When plastic and metal components are used together in a device that must operate over a wide temperature range, the relatively high thermal expansion of polymers becomes an important design consideration. For example, the blue lines on the graph indicate an operating temperature range of 77F/25C to 392F/200C for a particular application for which PTFE is being considered as a possible material. For this example, the PTFE will be used in contact with a 1-meter-long steel mating part. Throughout this temperature range, PTFE has a coefficient of thermal expansion of approximately 151 x 10-6 per degrees C. In contrast, steel has a much lower CTE of approximately 13 x 10-6 per degrees C. This results in a CTE mismatch of 138 x 10-6 per degrees C when PTFE and steel components are used together in the finished device. In this example, when the part is heated from 77F/25C to 392F/200C, at the upper end of the temperature range the PTFE component will grow approximately 24 mm longer than the mating metal part.
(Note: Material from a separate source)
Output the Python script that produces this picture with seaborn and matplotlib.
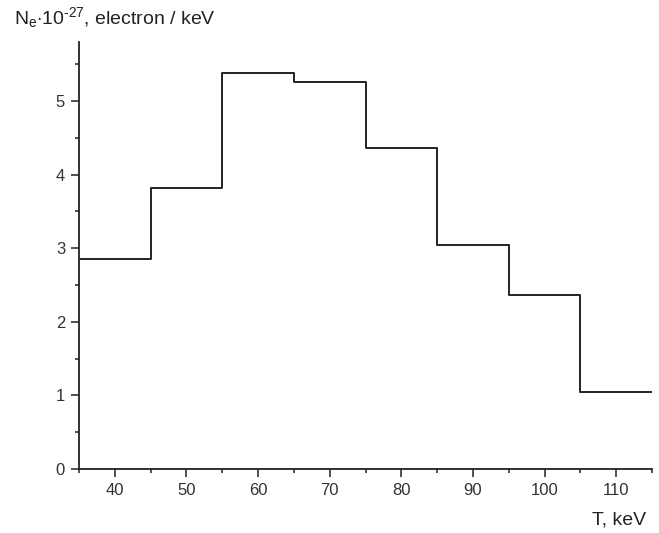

This dimensional mismatch may make PTFE unsuitable for the application even if the other thermal characteristics of the material such as loss of modulus and the rate of thermal degradation are acceptable.

It is noteworthy that there are a number of ways to reduce the CTE of a plastic material including introducing fillers and reinforcements into the formulation. This is a common practice that is often used when dimensionally stable plastics are required for elevated temperature applications.